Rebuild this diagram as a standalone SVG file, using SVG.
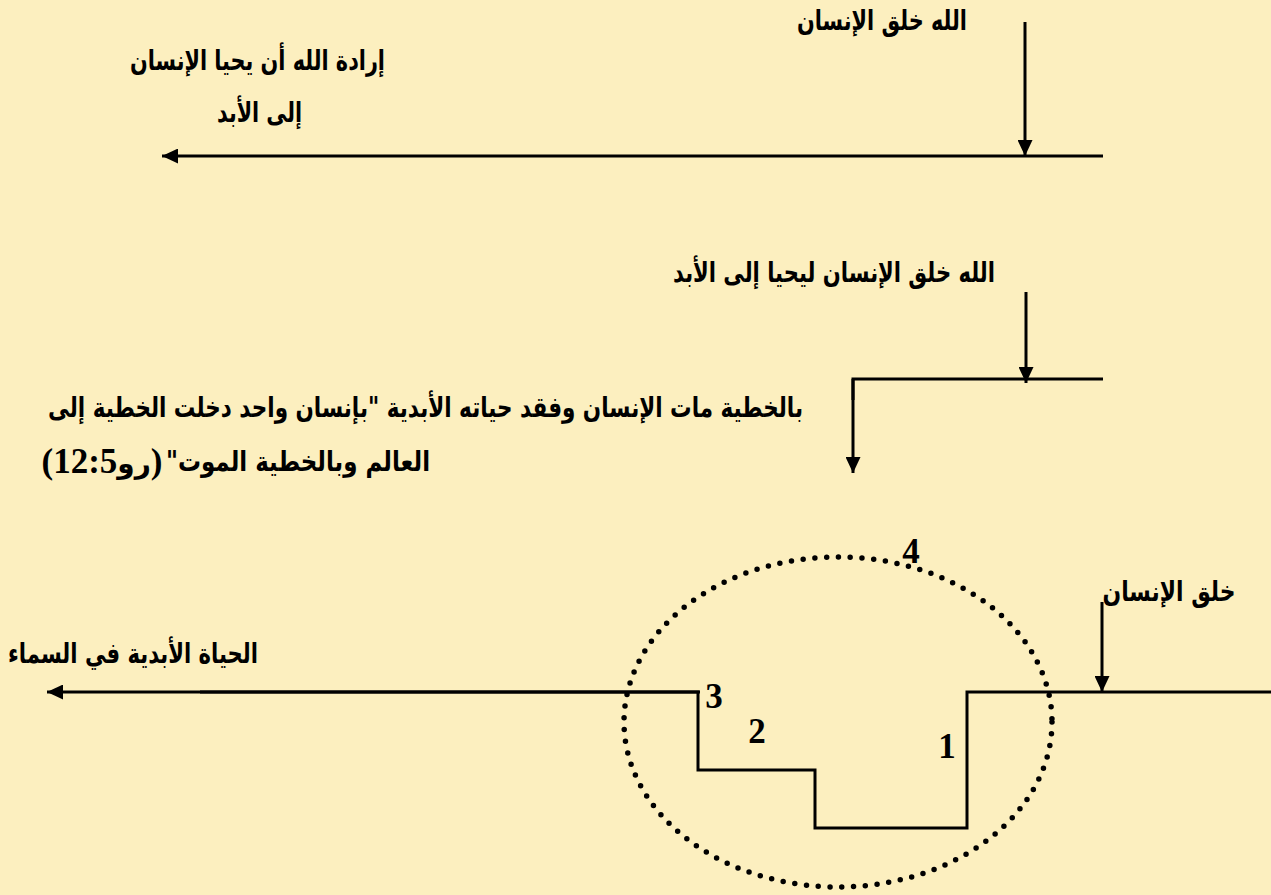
<svg xmlns="http://www.w3.org/2000/svg" width="1271" height="895" viewBox="0 0 1271 895">
<style>
.ar{font-family:"DejaVu Sans","Noto Sans",sans-serif;font-weight:bold;font-size:28px;fill:#000;}
.num{font-family:"Liberation Serif","Times New Roman",serif;font-weight:bold;font-size:35px;fill:#000;}
.ln{stroke:#000;stroke-width:3;fill:none;}
.arr{marker-end:url(#ah);}
</style>
<defs>
<marker id="ah" markerUnits="userSpaceOnUse" markerWidth="16" markerHeight="15" refX="16" refY="7.5" orient="auto">
<path d="M0,0 L16,7.5 L0,15 Z" fill="#000"/>
</marker>
</defs>
<rect x="0" y="0" width="1271" height="895" fill="#FCEFBF"/>

<g id="connectors">
<line class="ln arr" x1="1025" y1="22" x2="1025" y2="156"/>
<line class="ln arr" x1="1103" y1="156" x2="162" y2="156"/>
<line class="ln arr" x1="1026" y1="292" x2="1026" y2="383"/>
<polyline class="ln" points="1103,379 853,379 853,400"/>
<line class="ln arr" x1="853" y1="379" x2="853" y2="473"/>
<line class="ln arr" x1="1102" y1="602" x2="1102" y2="692"/>
<polyline class="ln" points="1271,692 967,692 967,828 815,828 815,770 698,770 698,692 200,692"/>
<line class="ln arr" x1="700" y1="692" x2="47" y2="692"/>
<ellipse cx="838" cy="722" rx="214" ry="165" fill="none" stroke="#000" stroke-width="5.5" stroke-linecap="round" stroke-dasharray="0 11.8"/>
</g>

<g id="n-creation-top">
<text class="ar" direction="rtl" text-anchor="middle" x="882" y="30" textLength="170" lengthAdjust="spacingAndGlyphs">الله خلق الإنسان</text>
</g>
<g id="n-will">
<text class="ar" direction="rtl" text-anchor="middle" x="257.5" y="70" textLength="255" lengthAdjust="spacingAndGlyphs">إرادة الله أن يحيا الإنسان</text>
<text class="ar" direction="rtl" text-anchor="middle" x="259.5" y="122" textLength="85" lengthAdjust="spacingAndGlyphs">إلى الأبد</text>
</g>
<g id="n-creation-mid">
<text class="ar" direction="rtl" text-anchor="middle" x="834" y="282" textLength="322" lengthAdjust="spacingAndGlyphs">الله خلق الإنسان ليحيا إلى الأبد</text>
</g>
<g id="n-sin">
<text class="ar" direction="rtl" text-anchor="middle" x="425.5" y="417" textLength="755" lengthAdjust="spacingAndGlyphs">بالخطية مات الإنسان وفقد حياته الأبدية "بإنسان واحد دخلت الخطية إلى</text>
<text class="ar" direction="rtl" text-anchor="middle" x="298" y="471" textLength="264" lengthAdjust="spacingAndGlyphs">العالم وبالخطية الموت"</text>
<text class="ar" direction="rtl" text-anchor="middle" x="102" y="473"><tspan class="num">(</tspan>رو<tspan class="num">12:5)</tspan></text>
</g>
<g id="n-eternal">
<text class="ar" direction="rtl" text-anchor="middle" x="133" y="663" textLength="250" lengthAdjust="spacingAndGlyphs">الحياة الأبدية في السماء</text>
</g>
<g id="n-creation-bottom">
<text class="ar" direction="rtl" text-anchor="middle" x="1169" y="601" textLength="133" lengthAdjust="spacingAndGlyphs">خلق الإنسان</text>
</g>
<g id="labels">
<text class="num" text-anchor="middle" x="911" y="563">4</text>
<text class="num" text-anchor="middle" x="714" y="708">3</text>
<text class="num" text-anchor="middle" x="757" y="743">2</text>
<text class="num" text-anchor="middle" x="947" y="758">1</text>
</g>
</svg>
________________________
> WHAT TO DO: Reproduce the data word for word, excluding its pictures.

> OUTPUT FOR THIS TASK:
Rebuild this diagram as a standalone SVG file, using SVG.
<svg xmlns="http://www.w3.org/2000/svg" width="1271" height="895" viewBox="0 0 1271 895">
<style>
.ar{font-family:"DejaVu Sans","Noto Sans",sans-serif;font-weight:bold;font-size:28px;fill:#000;}
.num{font-family:"Liberation Serif","Times New Roman",serif;font-weight:bold;font-size:35px;fill:#000;}
.ln{stroke:#000;stroke-width:3;fill:none;}
.arr{marker-end:url(#ah);}
</style>
<defs>
<marker id="ah" markerUnits="userSpaceOnUse" markerWidth="16" markerHeight="15" refX="16" refY="7.5" orient="auto">
<path d="M0,0 L16,7.5 L0,15 Z" fill="#000"/>
</marker>
</defs>
<rect x="0" y="0" width="1271" height="895" fill="#FCEFBF"/>

<g id="connectors">
<line class="ln arr" x1="1025" y1="22" x2="1025" y2="156"/>
<line class="ln arr" x1="1103" y1="156" x2="162" y2="156"/>
<line class="ln arr" x1="1026" y1="292" x2="1026" y2="383"/>
<polyline class="ln" points="1103,379 853,379 853,400"/>
<line class="ln arr" x1="853" y1="379" x2="853" y2="473"/>
<line class="ln arr" x1="1102" y1="602" x2="1102" y2="692"/>
<polyline class="ln" points="1271,692 967,692 967,828 815,828 815,770 698,770 698,692 200,692"/>
<line class="ln arr" x1="700" y1="692" x2="47" y2="692"/>
<ellipse cx="838" cy="722" rx="214" ry="165" fill="none" stroke="#000" stroke-width="5.5" stroke-linecap="round" stroke-dasharray="0 11.8"/>
</g>

<g id="n-creation-top">
<text class="ar" direction="rtl" text-anchor="middle" x="882" y="30" textLength="170" lengthAdjust="spacingAndGlyphs">الله خلق الإنسان</text>
</g>
<g id="n-will">
<text class="ar" direction="rtl" text-anchor="middle" x="257.5" y="70" textLength="255" lengthAdjust="spacingAndGlyphs">إرادة الله أن يحيا الإنسان</text>
<text class="ar" direction="rtl" text-anchor="middle" x="259.5" y="122" textLength="85" lengthAdjust="spacingAndGlyphs">إلى الأبد</text>
</g>
<g id="n-creation-mid">
<text class="ar" direction="rtl" text-anchor="middle" x="834" y="282" textLength="322" lengthAdjust="spacingAndGlyphs">الله خلق الإنسان ليحيا إلى الأبد</text>
</g>
<g id="n-sin">
<text class="ar" direction="rtl" text-anchor="middle" x="425.5" y="417" textLength="755" lengthAdjust="spacingAndGlyphs">بالخطية مات الإنسان وفقد حياته الأبدية "بإنسان واحد دخلت الخطية إلى</text>
<text class="ar" direction="rtl" text-anchor="middle" x="298" y="471" textLength="264" lengthAdjust="spacingAndGlyphs">العالم وبالخطية الموت"</text>
<text class="ar" direction="rtl" text-anchor="middle" x="102" y="473"><tspan class="num">(</tspan>رو<tspan class="num">12:5)</tspan></text>
</g>
<g id="n-eternal">
<text class="ar" direction="rtl" text-anchor="middle" x="133" y="663" textLength="250" lengthAdjust="spacingAndGlyphs">الحياة الأبدية في السماء</text>
</g>
<g id="n-creation-bottom">
<text class="ar" direction="rtl" text-anchor="middle" x="1169" y="601" textLength="133" lengthAdjust="spacingAndGlyphs">خلق الإنسان</text>
</g>
<g id="labels">
<text class="num" text-anchor="middle" x="911" y="563">4</text>
<text class="num" text-anchor="middle" x="714" y="708">3</text>
<text class="num" text-anchor="middle" x="757" y="743">2</text>
<text class="num" text-anchor="middle" x="947" y="758">1</text>
</g>
</svg>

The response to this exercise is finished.